UK Implements Sustainability Standards, Finally.
- Ben Horn
- 2 days ago
- 2 min read
The UK has now released its finalised Sustainability Reporting Standards, a significant milestone for the market and a strong signal of long-term regulatory intent.

With the publication of UK SRS S1 and S2, the UK has formally adopted an ISSB-aligned baseline, closely aligned to International Sustainability Standards Board standards IFRS S1 and IFRS S2 (including the latest climate amendments). The consultation phase is complete. The architecture is now defined.
From my perspective as Director of Soar, working at the intersection of Accountancy and Sustainability Advisory, this is unequivocally a positive step for UK business.
Here’s why.
1) It creates confidence and comparability
For too long, sustainability reporting has been characterised by fragmentation. Multiple frameworks. Interpretative ambiguity. Inconsistent application.

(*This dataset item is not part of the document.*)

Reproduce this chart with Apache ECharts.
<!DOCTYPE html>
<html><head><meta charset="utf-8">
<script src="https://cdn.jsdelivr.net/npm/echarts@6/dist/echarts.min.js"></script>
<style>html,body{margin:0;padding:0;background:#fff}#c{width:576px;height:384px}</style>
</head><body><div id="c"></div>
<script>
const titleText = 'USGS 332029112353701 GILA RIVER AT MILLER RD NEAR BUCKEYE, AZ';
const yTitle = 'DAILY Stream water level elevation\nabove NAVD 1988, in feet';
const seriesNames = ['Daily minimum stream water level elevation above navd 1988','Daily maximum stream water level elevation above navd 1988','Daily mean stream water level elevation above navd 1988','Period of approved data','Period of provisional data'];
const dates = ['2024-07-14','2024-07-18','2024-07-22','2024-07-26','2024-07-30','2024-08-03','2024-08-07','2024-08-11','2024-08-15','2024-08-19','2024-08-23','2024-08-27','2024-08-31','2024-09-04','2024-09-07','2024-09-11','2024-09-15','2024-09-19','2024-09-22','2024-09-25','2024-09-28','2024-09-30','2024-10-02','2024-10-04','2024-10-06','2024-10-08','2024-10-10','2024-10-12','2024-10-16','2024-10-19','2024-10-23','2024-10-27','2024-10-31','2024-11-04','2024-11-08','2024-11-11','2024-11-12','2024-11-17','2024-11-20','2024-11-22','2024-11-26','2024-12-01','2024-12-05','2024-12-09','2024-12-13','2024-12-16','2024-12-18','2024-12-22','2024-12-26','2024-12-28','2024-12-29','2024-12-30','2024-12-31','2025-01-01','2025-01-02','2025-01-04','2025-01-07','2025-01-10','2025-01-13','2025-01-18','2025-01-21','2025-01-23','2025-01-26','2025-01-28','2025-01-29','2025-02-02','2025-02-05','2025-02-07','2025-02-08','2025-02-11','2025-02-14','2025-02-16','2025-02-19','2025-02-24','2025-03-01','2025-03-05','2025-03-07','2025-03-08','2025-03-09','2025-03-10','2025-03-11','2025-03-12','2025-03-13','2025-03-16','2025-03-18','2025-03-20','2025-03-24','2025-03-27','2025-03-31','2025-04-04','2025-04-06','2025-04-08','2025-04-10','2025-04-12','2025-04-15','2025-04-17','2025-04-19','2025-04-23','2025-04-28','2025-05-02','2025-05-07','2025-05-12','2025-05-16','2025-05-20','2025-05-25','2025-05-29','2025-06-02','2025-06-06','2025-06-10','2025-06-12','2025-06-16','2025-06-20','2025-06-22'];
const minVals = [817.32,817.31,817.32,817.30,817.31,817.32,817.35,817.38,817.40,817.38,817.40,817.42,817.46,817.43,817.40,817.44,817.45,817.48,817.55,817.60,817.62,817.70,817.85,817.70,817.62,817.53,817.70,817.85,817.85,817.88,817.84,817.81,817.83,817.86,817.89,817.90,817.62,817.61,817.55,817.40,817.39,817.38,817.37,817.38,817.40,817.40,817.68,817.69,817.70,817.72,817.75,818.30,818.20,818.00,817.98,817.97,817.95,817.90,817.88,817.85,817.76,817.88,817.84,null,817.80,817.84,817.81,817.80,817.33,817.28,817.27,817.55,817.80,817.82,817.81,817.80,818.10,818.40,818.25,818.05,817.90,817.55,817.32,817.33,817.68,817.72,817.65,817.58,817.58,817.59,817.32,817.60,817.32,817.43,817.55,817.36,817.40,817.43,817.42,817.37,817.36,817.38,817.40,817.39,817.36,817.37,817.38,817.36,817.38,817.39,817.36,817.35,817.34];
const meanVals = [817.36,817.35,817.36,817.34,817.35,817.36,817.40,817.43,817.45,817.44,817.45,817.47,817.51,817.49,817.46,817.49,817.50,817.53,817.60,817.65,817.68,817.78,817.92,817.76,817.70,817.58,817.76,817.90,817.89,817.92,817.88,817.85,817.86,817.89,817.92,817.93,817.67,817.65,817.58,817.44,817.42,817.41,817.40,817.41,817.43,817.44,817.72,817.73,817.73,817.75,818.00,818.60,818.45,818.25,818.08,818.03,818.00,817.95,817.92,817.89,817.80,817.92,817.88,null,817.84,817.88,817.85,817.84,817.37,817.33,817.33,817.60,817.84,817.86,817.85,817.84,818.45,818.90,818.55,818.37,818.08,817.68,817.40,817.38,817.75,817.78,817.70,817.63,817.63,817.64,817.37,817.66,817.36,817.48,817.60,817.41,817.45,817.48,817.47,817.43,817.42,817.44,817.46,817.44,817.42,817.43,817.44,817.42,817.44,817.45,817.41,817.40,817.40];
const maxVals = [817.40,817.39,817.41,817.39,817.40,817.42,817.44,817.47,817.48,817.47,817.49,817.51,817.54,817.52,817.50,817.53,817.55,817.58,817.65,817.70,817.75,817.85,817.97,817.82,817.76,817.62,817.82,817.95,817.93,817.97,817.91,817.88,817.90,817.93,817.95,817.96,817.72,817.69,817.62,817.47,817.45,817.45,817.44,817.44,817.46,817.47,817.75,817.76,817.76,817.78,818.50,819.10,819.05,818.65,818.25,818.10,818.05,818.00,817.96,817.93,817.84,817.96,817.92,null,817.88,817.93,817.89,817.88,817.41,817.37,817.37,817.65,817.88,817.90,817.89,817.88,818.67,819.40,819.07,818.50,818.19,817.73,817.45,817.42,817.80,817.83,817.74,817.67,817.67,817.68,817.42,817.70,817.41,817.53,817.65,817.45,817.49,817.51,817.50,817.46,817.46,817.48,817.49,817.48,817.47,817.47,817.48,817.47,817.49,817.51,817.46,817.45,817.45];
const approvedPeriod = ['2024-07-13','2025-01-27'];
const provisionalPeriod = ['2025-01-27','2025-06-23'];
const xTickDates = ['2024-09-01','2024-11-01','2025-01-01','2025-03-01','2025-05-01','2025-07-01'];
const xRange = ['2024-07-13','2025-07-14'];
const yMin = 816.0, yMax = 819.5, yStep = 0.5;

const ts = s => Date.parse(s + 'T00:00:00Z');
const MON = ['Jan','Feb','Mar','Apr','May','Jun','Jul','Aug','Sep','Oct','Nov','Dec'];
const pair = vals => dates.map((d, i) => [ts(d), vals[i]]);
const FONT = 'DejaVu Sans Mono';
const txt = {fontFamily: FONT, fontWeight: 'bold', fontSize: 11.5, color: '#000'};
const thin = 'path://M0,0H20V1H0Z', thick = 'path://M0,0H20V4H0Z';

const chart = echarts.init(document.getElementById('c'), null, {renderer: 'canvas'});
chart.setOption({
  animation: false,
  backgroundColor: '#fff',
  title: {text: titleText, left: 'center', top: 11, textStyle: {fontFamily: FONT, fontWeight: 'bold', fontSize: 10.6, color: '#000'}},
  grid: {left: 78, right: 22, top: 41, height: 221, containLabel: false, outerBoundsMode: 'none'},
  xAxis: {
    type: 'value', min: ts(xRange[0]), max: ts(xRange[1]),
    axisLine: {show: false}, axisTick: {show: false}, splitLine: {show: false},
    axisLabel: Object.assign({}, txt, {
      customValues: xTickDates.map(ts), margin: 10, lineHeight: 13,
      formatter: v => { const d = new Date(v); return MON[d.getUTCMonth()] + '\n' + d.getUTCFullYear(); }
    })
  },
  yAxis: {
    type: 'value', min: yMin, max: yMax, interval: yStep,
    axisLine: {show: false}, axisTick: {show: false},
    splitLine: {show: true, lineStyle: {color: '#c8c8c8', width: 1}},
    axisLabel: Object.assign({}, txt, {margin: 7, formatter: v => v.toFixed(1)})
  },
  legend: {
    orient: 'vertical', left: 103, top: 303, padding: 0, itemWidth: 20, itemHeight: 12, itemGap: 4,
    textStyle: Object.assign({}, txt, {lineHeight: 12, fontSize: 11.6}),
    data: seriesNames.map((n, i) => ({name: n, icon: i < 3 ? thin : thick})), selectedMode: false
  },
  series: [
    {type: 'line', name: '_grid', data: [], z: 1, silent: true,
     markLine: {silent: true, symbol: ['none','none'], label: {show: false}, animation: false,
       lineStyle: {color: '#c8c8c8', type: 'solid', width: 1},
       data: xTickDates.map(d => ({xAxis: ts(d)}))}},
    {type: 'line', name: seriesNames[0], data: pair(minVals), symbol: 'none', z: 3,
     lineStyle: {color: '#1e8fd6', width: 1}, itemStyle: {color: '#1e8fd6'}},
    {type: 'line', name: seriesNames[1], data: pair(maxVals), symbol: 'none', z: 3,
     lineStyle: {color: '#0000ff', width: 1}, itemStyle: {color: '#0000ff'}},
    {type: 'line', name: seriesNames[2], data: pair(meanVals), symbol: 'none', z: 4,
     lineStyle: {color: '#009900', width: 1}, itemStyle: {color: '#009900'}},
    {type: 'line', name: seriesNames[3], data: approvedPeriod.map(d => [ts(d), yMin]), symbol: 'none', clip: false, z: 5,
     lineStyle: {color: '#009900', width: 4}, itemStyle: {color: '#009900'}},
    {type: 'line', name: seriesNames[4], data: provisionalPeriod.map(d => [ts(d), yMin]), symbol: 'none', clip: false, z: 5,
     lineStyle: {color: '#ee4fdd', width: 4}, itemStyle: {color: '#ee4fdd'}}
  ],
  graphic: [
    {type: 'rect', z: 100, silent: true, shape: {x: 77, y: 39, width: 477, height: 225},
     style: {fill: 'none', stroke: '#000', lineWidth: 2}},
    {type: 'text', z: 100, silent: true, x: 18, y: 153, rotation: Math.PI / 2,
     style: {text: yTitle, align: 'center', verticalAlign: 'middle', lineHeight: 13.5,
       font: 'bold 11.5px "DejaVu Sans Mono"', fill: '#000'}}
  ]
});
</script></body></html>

An ISSB-aligned UK framework anchors reporting in globally recognised financial architecture.
That means:
Greater comparability across borders
Increased investor confidence
Stronger alignment between financial statements and sustainability disclosures
A clearer audit trail
Markets function on trust. Trust is built on consistency. These standards materially strengthen that foundation.

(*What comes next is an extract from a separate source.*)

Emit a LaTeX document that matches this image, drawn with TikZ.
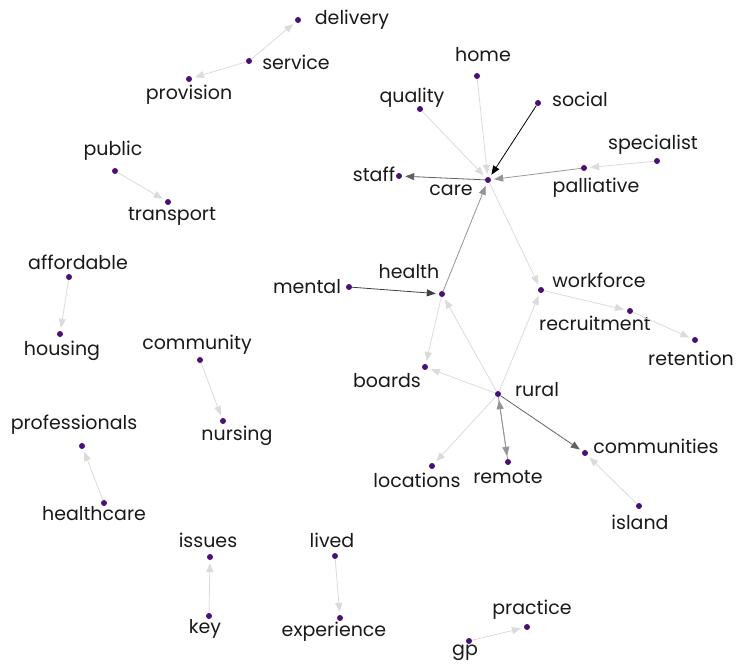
\documentclass[tikz,border=0pt]{standalone}
\usepackage{fontspec}
\setmainfont{Poppins}
\usetikzlibrary{arrows.meta}

\tikzset{
  word/.style={circle, fill=dotcol, inner sep=0pt, minimum size=6pt},
  lbl/.style={inner sep=0pt, font=\fontsize{19}{19}\selectfont, text=black!90},
  link/.style={-{Triangle[length=9pt,width=7pt]}, line width=0.8pt, shorten >=3pt},
  faint/.style={link, draw=black!14},
  mid/.style={link, draw=black!42},
  dark/.style={link, draw=black!62},
  darker/.style={link, draw=black!75},
  full/.style={link, draw=black}
}
\definecolor{dotcol}{RGB}{72,16,120}

\begin{document}
\begin{tikzpicture}[x=1pt, y=-1pt]

    \useasboundingbox (0,0) rectangle (740,666);

    % Word points
    \node[word] (delivery) at (298,20) {};
    \node[word] (service) at (249,61) {};
    \node[word] (provision) at (189,79) {};
    \node[word] (public) at (115,171) {};
    \node[word] (transport) at (168,202) {};
    \node[word] (affordable) at (69,277) {};
    \node[word] (housing) at (60,334) {};
    \node[word] (community) at (200,360) {};
    \node[word] (nursing) at (223,421) {};
    \node[word] (professionals) at (82,446) {};
    \node[word] (healthcare) at (104,503) {};
    \node[word] (issues) at (210,557) {};
    \node[word] (key) at (209,616) {};
    \node[word] (lived) at (335,556) {};
    \node[word] (experience) at (340,618) {};
    \node[word] (gp) at (469,641) {};
    \node[word] (practice) at (527,627) {};
    \node[word] (home) at (477,76) {};
    \node[word] (quality) at (420,109) {};
    \node[word] (social) at (538,103) {};
    \node[word] (specialist) at (657,161) {};
    \node[word] (palliative) at (584,168) {};
    \node[word] (staff) at (399,176) {};
    \node[word] (care) at (488,180) {};
    \node[word] (health) at (442,294) {};
    \node[word] (mental) at (349,287) {};
    \node[word] (workforce) at (541,290) {};
    \node[word] (recruitment) at (630,311) {};
    \node[word] (retention) at (695,340) {};
    \node[word] (boards) at (425,367) {};
    \node[word] (rural) at (498,394) {};
    \node[word] (locations) at (432,466) {};
    \node[word] (remote) at (508,462) {};
    \node[word] (communities) at (585,453) {};
    \node[word] (island) at (639,506) {};

    % Word labels
    \node[lbl] (t-delivery) at (352,20) {delivery};
    \node[lbl] (t-service) at (296,62) {service};
    \node[lbl] (t-provision) at (189,95) {provision};
    \node[lbl] (t-public) at (113,151) {public};
    \node[lbl] (t-transport) at (172,216) {transport};
    \node[lbl] (t-affordable) at (78,262) {affordable};
    \node[lbl] (t-housing) at (62,351) {housing};
    \node[lbl] (t-community) at (197,345) {community};
    \node[lbl] (t-nursing) at (237,436) {nursing};
    \node[lbl] (t-professionals) at (74,425) {professionals};
    \node[lbl] (t-healthcare) at (94,514) {healthcare};
    \node[lbl] (t-issues) at (208,540) {issues};
    \node[lbl] (t-key) at (205,629) {key};
    \node[lbl] (t-lived) at (332,540) {lived};
    \node[lbl] (t-experience) at (334,632) {experience};
    \node[lbl] (t-gp) at (465,653) {gp};
    \node[lbl] (t-practice) at (532,610) {practice};
    \node[lbl] (t-home) at (483,55) {home};
    \node[lbl] (t-quality) at (412,98) {quality};
    \node[lbl] (t-social) at (580,99) {social};
    \node[lbl] (t-specialist) at (653,145) {specialist};
    \node[lbl] (t-palliative) at (596,188) {palliative};
    \node[lbl] (t-staff) at (374,174) {staff};
    \node[lbl] (t-care) at (451,190) {care};
    \node[lbl] (t-health) at (409,272) {health};
    \node[lbl] (t-mental) at (307,287) {mental};
    \node[lbl] (t-workforce) at (599,280) {workforce};
    \node[lbl] (t-recruitment) at (595,323) {recruitment};
    \node[lbl] (t-retention) at (691,358) {retention};
    \node[lbl] (t-boards) at (387,381) {boards};
    \node[lbl] (t-rural) at (537,390) {rural};
    \node[lbl] (t-locations) at (417,480) {locations};
    \node[lbl] (t-remote) at (508,477) {remote};
    \node[lbl] (t-communities) at (656,446) {communities};
    \node[lbl] (t-island) at (640,522) {island};

    % Bigram links
    \draw[faint] (service) -- (delivery);
    \draw[faint] (service) -- (provision);
    \draw[faint] (public) -- (transport);
    \draw[faint] (affordable) -- (housing);
    \draw[faint] (community) -- (nursing);
    \draw[faint] (healthcare) -- (professionals);
    \draw[faint] (key) -- (issues);
    \draw[faint] (lived) -- (experience);
    \draw[faint] (gp) -- (practice);
    \draw[faint] (home) -- (care);
    \draw[faint] (quality) -- (care);
    \draw[full] (social) -- (care);
    \draw[mid] (palliative) -- (care);
    \draw[faint] (specialist) -- (palliative);
    \draw[dark] (care) -- (staff);
    \draw[mid] (health) -- (care);
    \draw[faint] (care) -- (workforce);
    \draw[darker] (mental) -- (health);
    \draw[faint] (health) -- (boards);
    \draw[faint] (workforce) -- (recruitment);
    \draw[faint] (recruitment) -- (retention);
    \draw[faint] (rural) -- (health);
    \draw[faint] (rural) -- (workforce);
    \draw[faint] (rural) -- (boards);
    \draw[faint] (rural) -- (locations);
    \draw[mid] (rural) -- (remote);
    \draw[mid] (remote) -- (rural);
    \draw[dark] (rural) -- (communities);
    \draw[faint] (island) -- (communities);

\end{tikzpicture}
\end{document}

2) It moves sustainability from narrative to infrastructure
This is not a marketing framework. It is governance-led, controls-based, financially integrated reporting.
No automatic first-year delay;
Transition reliefs sit with regulators;
Financed emissions require explanation where disclosure is incomplete.
That signals maturity.
Sustainability is no longer directional or aspirational, it is structural. It must now sit within risk management, internal controls, data governance and board oversight. Exactly where it belongs.
3) It rewards prepared businesses
Many organisations have already been aligning with International Financial Reporting Standards Foundation thinking and climate disclosure principles.
For them, this provides validation and regulatory certainty.
For others, it provides clarity. The target is no longer moving.
Clarity reduces wasted effort. It enables investment in systems, processes and capability with confidence that the goalposts are fixed.
4) It enhances long-term enterprise value
High-quality sustainability reporting is not a compliance cost, it is a value driver.
Done properly, it:
Improves capital access
Strengthens stakeholder trust
Identifies operational inefficiencies
Surfaces transition risks early
Sharpens strategic decision-making
Robust data around Scope 3, climate risk, and governance is not just disclosure, it is business intelligence.
As both accountants and sustainability advisers at Soar, we see firsthand that organisations embedding sustainability into financial systems are outperforming those treating it as a parallel exercise.
The real shift
The question is no longer: “Do we have to report?”
It is:“Is this embedded in our governance, controls and strategy?”
The UK’s finalised standards bring sustainability firmly into the language of finance.
And that is exactly what the market needs.
Implementation is next.
Confidence is rising.
And businesses that act early will not just comply, they will lead.